- _What is being asked_
All entries below need to be written out exactly, but without their pictures.

- _Material provided_

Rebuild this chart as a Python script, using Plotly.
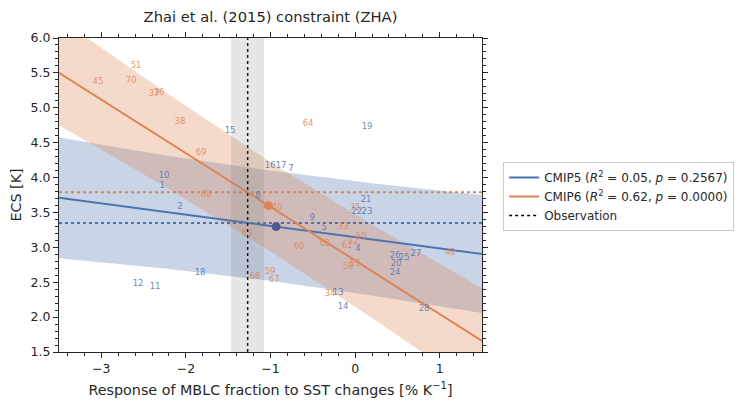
import plotly.graph_objects as go

# ---------------- data ----------------
band_x = [-3.5, -2.25, -1.0, 0.25, 1.5]

cmip5_line_x = [-3.5, 1.5]
cmip5_line_y = [3.71, 2.905]
cmip5_upper = [4.575, 4.318, 4.10, 3.912, 3.75]
cmip5_lower = [2.845, 2.698, 2.52, 2.300, 2.06]

cmip6_line_x = [-3.5, 1.5]
cmip6_line_y = [5.50, 1.66]
cmip6_upper = [6.28, 5.23, 4.22, 3.292, 2.415]
cmip6_lower = [4.75, 3.872, 2.94, 1.948, 0.905]

cmip5_labels = ["1", "2", "4", "5", "7", "8", "9", "10", "11", "12", "13", "14", "15",
                "16", "17", "18", "19", "20", "21", "22", "23", "24", "25", "26", "27", "28"]
cmip5_x = [-2.28, -2.07, 0.035, -0.366, -0.757, -1.147, -0.508, -2.258, -2.364, -2.565,
           -0.20, -0.142, -1.478, -1.005, -0.875, -1.832, 0.142, 0.485, 0.13, 0.02,
           0.14, 0.473, 0.58, 0.473, 0.72, 0.815]
cmip5_y = [3.88, 3.58, 2.98, 3.28, 4.12, 3.74, 3.42, 4.02, 2.43, 2.48,
           2.35, 2.15, 4.67, 4.17, 4.17, 2.63, 4.72, 2.76, 3.68, 3.51,
           3.51, 2.63, 2.85, 2.88, 2.905, 2.12]

cmip6_labels = ["32", "33", "34", "35", "36", "37", "38", "40", "45", "48", "50", "51",
                "53", "58", "59", "60", "61", "62", "63", "64", "66", "67", "68", "69", "70"]
cmip6_x = [-0.024, -0.142, -0.296, 0.0, -2.317, -2.376, -2.07, -0.922, -3.04, 1.123,
           0.07, -2.589, 0.0, -0.083, -1.005, -0.662, -0.095, -0.355, -1.277, -0.556,
           -1.182, -0.957, -1.76, -1.82, -2.648]
cmip6_y = [3.08, 3.29, 2.33, 3.56, 5.21, 5.20, 4.80, 3.56, 5.37, 2.92,
           3.15, 5.60, 2.77, 2.72, 2.65, 3.01, 3.02, 3.05, 3.19, 4.77,
           2.58, 2.53, 3.75, 4.35, 5.38]

cmip5_mean = (-0.934, 3.297)
cmip6_mean = (-1.025, 3.598)

obs_x = -1.27
obs_err = 0.195
cmip5_constrained = 3.35
cmip6_constrained = 3.79

x_range = [-3.5, 1.5]
y_range = [1.5, 6.0]
x_ticks = [-3, -2, -1, 0, 1]
y_ticks = [1.5, 2.0, 2.5, 3.0, 3.5, 4.0, 4.5, 5.0, 5.5, 6.0]

BLUE = "#4c72b0"
ORANGE = "#dd8452"
TXT = "#262626"
FONT = "DejaVu Sans"

fig = go.Figure()

# prediction bands
fig.add_trace(go.Scatter(x=band_x + band_x[::-1], y=cmip5_upper + cmip5_lower[::-1],
                         fill="toself", fillcolor="rgba(76,114,176,0.3)",
                         line=dict(width=0), mode="lines", hoverinfo="skip", showlegend=False))
fig.add_trace(go.Scatter(x=band_x + band_x[::-1], y=cmip6_upper + cmip6_lower[::-1],
                         fill="toself", fillcolor="rgba(221,132,82,0.3)",
                         line=dict(width=0), mode="lines", hoverinfo="skip", showlegend=False))

# horizontal constrained lines
fig.add_trace(go.Scatter(x=x_range, y=[cmip6_constrained] * 2, mode="lines",
                         line=dict(color=ORANGE, width=2, dash="dot"), showlegend=False))
fig.add_trace(go.Scatter(x=x_range, y=[cmip5_constrained] * 2, mode="lines",
                         line=dict(color=BLUE, width=2, dash="dot"), showlegend=False))

# regression lines
fig.add_trace(go.Scatter(x=cmip5_line_x, y=cmip5_line_y, mode="lines",
                         line=dict(color=BLUE, width=2),
                         name="CMIP5 (<i>R</i><sup>2</sup> = 0.05, <i>p</i> = 0.2567)"))
fig.add_trace(go.Scatter(x=cmip6_line_x, y=cmip6_line_y, mode="lines",
                         line=dict(color=ORANGE, width=2),
                         name="CMIP6 (<i>R</i><sup>2</sup> = 0.62, <i>p</i> = 0.0000)"))

# observation line
fig.add_trace(go.Scatter(x=[obs_x, obs_x], y=y_range, mode="lines",
                         line=dict(color="black", width=1.5, dash="dot"), name="Observation"))

# model labels
fig.add_trace(go.Scatter(x=cmip5_x, y=cmip5_y, text=cmip5_labels, mode="text",
                         textfont=dict(family=FONT, size=8.5, color="rgba(76,114,176,0.85)"),
                         showlegend=False, textposition="middle center"))
fig.add_trace(go.Scatter(x=cmip6_x, y=cmip6_y, text=cmip6_labels, mode="text",
                         textfont=dict(family=FONT, size=8.5, color="rgba(221,132,82,0.85)"),
                         showlegend=False, textposition="middle center"))

# means
fig.add_trace(go.Scatter(x=[cmip5_mean[0]], y=[cmip5_mean[1]], mode="markers",
                         marker=dict(color="#4b5b93", size=9), showlegend=False))
fig.add_trace(go.Scatter(x=[cmip6_mean[0]], y=[cmip6_mean[1]], mode="markers",
                         marker=dict(color=ORANGE, size=9), showlegend=False))

# observational uncertainty band
fig.add_vrect(x0=obs_x - obs_err, x1=obs_x + obs_err, fillcolor="rgba(128,128,128,0.2)",
              line_width=0, layer="above")

axis_common = dict(showline=True, linecolor="#262626", linewidth=1, mirror="ticks",
                   ticks="outside", ticklen=5, tickwidth=1, tickcolor="#262626",
                   showgrid=False, zeroline=False, automargin=False,
                   tickfont=dict(family=FONT, size=12.5, color=TXT))

fig.update_xaxes(range=x_range, tickvals=x_ticks,
                 minor=dict(ticks="outside", dtick=0.2, ticklen=3, tickcolor="#262626"),
                 title=dict(text="Response of MBLC fraction to SST changes [% K<sup>\u22121</sup>]",
                            font=dict(family=FONT, size=14.3, color=TXT), standoff=9),
                 **axis_common)
fig.update_yaxes(range=y_range, tickvals=y_ticks, tickformat=".1f",
                 minor=dict(ticks="outside", dtick=0.1, ticklen=3, tickcolor="#262626"),
                 title=dict(text="ECS [K]", font=dict(family=FONT, size=14.3, color=TXT), standoff=5),
                 **axis_common)

fig.update_layout(
    width=744, height=402,
    margin=dict(l=51, r=270, t=30, b=58),
    paper_bgcolor="white", plot_bgcolor="white",
    title=dict(text="Zhai et al. (2015) constraint (ZHA)", x=0.5, xref="paper",
               y=1 - 9 / 402, yref="container", yanchor="middle",
               font=dict(family=FONT, size=14.7, color=TXT)),
    legend=dict(x=1.05, y=0.605, xanchor="left", yanchor="top",
                bordercolor="#cccccc", borderwidth=1, bgcolor="white",
                font=dict(family=FONT, size=12, color=TXT),
                tracegroupgap=0, itemwidth=30),
    showlegend=True,
)

fig.write_html("out.html")
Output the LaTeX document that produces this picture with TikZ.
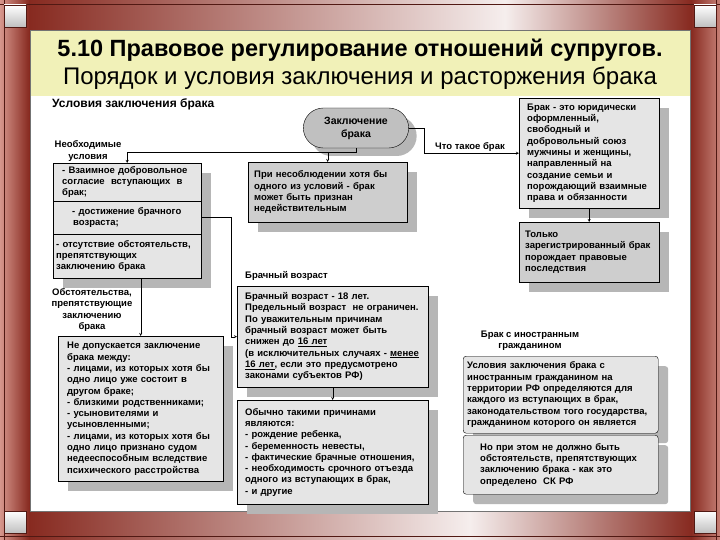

- _Exercise solution_
Rebuild this chart as a Python script, using Plotly.
import plotly.graph_objects as go

# ---------------- data ----------------
band_x = [-3.5, -2.25, -1.0, 0.25, 1.5]

cmip5_line_x = [-3.5, 1.5]
cmip5_line_y = [3.71, 2.905]
cmip5_upper = [4.575, 4.318, 4.10, 3.912, 3.75]
cmip5_lower = [2.845, 2.698, 2.52, 2.300, 2.06]

cmip6_line_x = [-3.5, 1.5]
cmip6_line_y = [5.50, 1.66]
cmip6_upper = [6.28, 5.23, 4.22, 3.292, 2.415]
cmip6_lower = [4.75, 3.872, 2.94, 1.948, 0.905]

cmip5_labels = ["1", "2", "4", "5", "7", "8", "9", "10", "11", "12", "13", "14", "15",
                "16", "17", "18", "19", "20", "21", "22", "23", "24", "25", "26", "27", "28"]
cmip5_x = [-2.28, -2.07, 0.035, -0.366, -0.757, -1.147, -0.508, -2.258, -2.364, -2.565,
           -0.20, -0.142, -1.478, -1.005, -0.875, -1.832, 0.142, 0.485, 0.13, 0.02,
           0.14, 0.473, 0.58, 0.473, 0.72, 0.815]
cmip5_y = [3.88, 3.58, 2.98, 3.28, 4.12, 3.74, 3.42, 4.02, 2.43, 2.48,
           2.35, 2.15, 4.67, 4.17, 4.17, 2.63, 4.72, 2.76, 3.68, 3.51,
           3.51, 2.63, 2.85, 2.88, 2.905, 2.12]

cmip6_labels = ["32", "33", "34", "35", "36", "37", "38", "40", "45", "48", "50", "51",
                "53", "58", "59", "60", "61", "62", "63", "64", "66", "67", "68", "69", "70"]
cmip6_x = [-0.024, -0.142, -0.296, 0.0, -2.317, -2.376, -2.07, -0.922, -3.04, 1.123,
           0.07, -2.589, 0.0, -0.083, -1.005, -0.662, -0.095, -0.355, -1.277, -0.556,
           -1.182, -0.957, -1.76, -1.82, -2.648]
cmip6_y = [3.08, 3.29, 2.33, 3.56, 5.21, 5.20, 4.80, 3.56, 5.37, 2.92,
           3.15, 5.60, 2.77, 2.72, 2.65, 3.01, 3.02, 3.05, 3.19, 4.77,
           2.58, 2.53, 3.75, 4.35, 5.38]

cmip5_mean = (-0.934, 3.297)
cmip6_mean = (-1.025, 3.598)

obs_x = -1.27
obs_err = 0.195
cmip5_constrained = 3.35
cmip6_constrained = 3.79

x_range = [-3.5, 1.5]
y_range = [1.5, 6.0]
x_ticks = [-3, -2, -1, 0, 1]
y_ticks = [1.5, 2.0, 2.5, 3.0, 3.5, 4.0, 4.5, 5.0, 5.5, 6.0]

BLUE = "#4c72b0"
ORANGE = "#dd8452"
TXT = "#262626"
FONT = "DejaVu Sans"

fig = go.Figure()

# prediction bands
fig.add_trace(go.Scatter(x=band_x + band_x[::-1], y=cmip5_upper + cmip5_lower[::-1],
                         fill="toself", fillcolor="rgba(76,114,176,0.3)",
                         line=dict(width=0), mode="lines", hoverinfo="skip", showlegend=False))
fig.add_trace(go.Scatter(x=band_x + band_x[::-1], y=cmip6_upper + cmip6_lower[::-1],
                         fill="toself", fillcolor="rgba(221,132,82,0.3)",
                         line=dict(width=0), mode="lines", hoverinfo="skip", showlegend=False))

# horizontal constrained lines
fig.add_trace(go.Scatter(x=x_range, y=[cmip6_constrained] * 2, mode="lines",
                         line=dict(color=ORANGE, width=2, dash="dot"), showlegend=False))
fig.add_trace(go.Scatter(x=x_range, y=[cmip5_constrained] * 2, mode="lines",
                         line=dict(color=BLUE, width=2, dash="dot"), showlegend=False))

# regression lines
fig.add_trace(go.Scatter(x=cmip5_line_x, y=cmip5_line_y, mode="lines",
                         line=dict(color=BLUE, width=2),
                         name="CMIP5 (<i>R</i><sup>2</sup> = 0.05, <i>p</i> = 0.2567)"))
fig.add_trace(go.Scatter(x=cmip6_line_x, y=cmip6_line_y, mode="lines",
                         line=dict(color=ORANGE, width=2),
                         name="CMIP6 (<i>R</i><sup>2</sup> = 0.62, <i>p</i> = 0.0000)"))

# observation line
fig.add_trace(go.Scatter(x=[obs_x, obs_x], y=y_range, mode="lines",
                         line=dict(color="black", width=1.5, dash="dot"), name="Observation"))

# model labels
fig.add_trace(go.Scatter(x=cmip5_x, y=cmip5_y, text=cmip5_labels, mode="text",
                         textfont=dict(family=FONT, size=8.5, color="rgba(76,114,176,0.85)"),
                         showlegend=False, textposition="middle center"))
fig.add_trace(go.Scatter(x=cmip6_x, y=cmip6_y, text=cmip6_labels, mode="text",
                         textfont=dict(family=FONT, size=8.5, color="rgba(221,132,82,0.85)"),
                         showlegend=False, textposition="middle center"))

# means
fig.add_trace(go.Scatter(x=[cmip5_mean[0]], y=[cmip5_mean[1]], mode="markers",
                         marker=dict(color="#4b5b93", size=9), showlegend=False))
fig.add_trace(go.Scatter(x=[cmip6_mean[0]], y=[cmip6_mean[1]], mode="markers",
                         marker=dict(color=ORANGE, size=9), showlegend=False))

# observational uncertainty band
fig.add_vrect(x0=obs_x - obs_err, x1=obs_x + obs_err, fillcolor="rgba(128,128,128,0.2)",
              line_width=0, layer="above")

axis_common = dict(showline=True, linecolor="#262626", linewidth=1, mirror="ticks",
                   ticks="outside", ticklen=5, tickwidth=1, tickcolor="#262626",
                   showgrid=False, zeroline=False, automargin=False,
                   tickfont=dict(family=FONT, size=12.5, color=TXT))

fig.update_xaxes(range=x_range, tickvals=x_ticks,
                 minor=dict(ticks="outside", dtick=0.2, ticklen=3, tickcolor="#262626"),
                 title=dict(text="Response of MBLC fraction to SST changes [% K<sup>\u22121</sup>]",
                            font=dict(family=FONT, size=14.3, color=TXT), standoff=9),
                 **axis_common)
fig.update_yaxes(range=y_range, tickvals=y_ticks, tickformat=".1f",
                 minor=dict(ticks="outside", dtick=0.1, ticklen=3, tickcolor="#262626"),
                 title=dict(text="ECS [K]", font=dict(family=FONT, size=14.3, color=TXT), standoff=5),
                 **axis_common)

fig.update_layout(
    width=744, height=402,
    margin=dict(l=51, r=270, t=30, b=58),
    paper_bgcolor="white", plot_bgcolor="white",
    title=dict(text="Zhai et al. (2015) constraint (ZHA)", x=0.5, xref="paper",
               y=1 - 9 / 402, yref="container", yanchor="middle",
               font=dict(family=FONT, size=14.7, color=TXT)),
    legend=dict(x=1.05, y=0.605, xanchor="left", yanchor="top",
                bordercolor="#cccccc", borderwidth=1, bgcolor="white",
                font=dict(family=FONT, size=12, color=TXT),
                tracegroupgap=0, itemwidth=30),
    showlegend=True,
)

fig.write_html("out.html")
Output the LaTeX document that produces this picture with TikZ.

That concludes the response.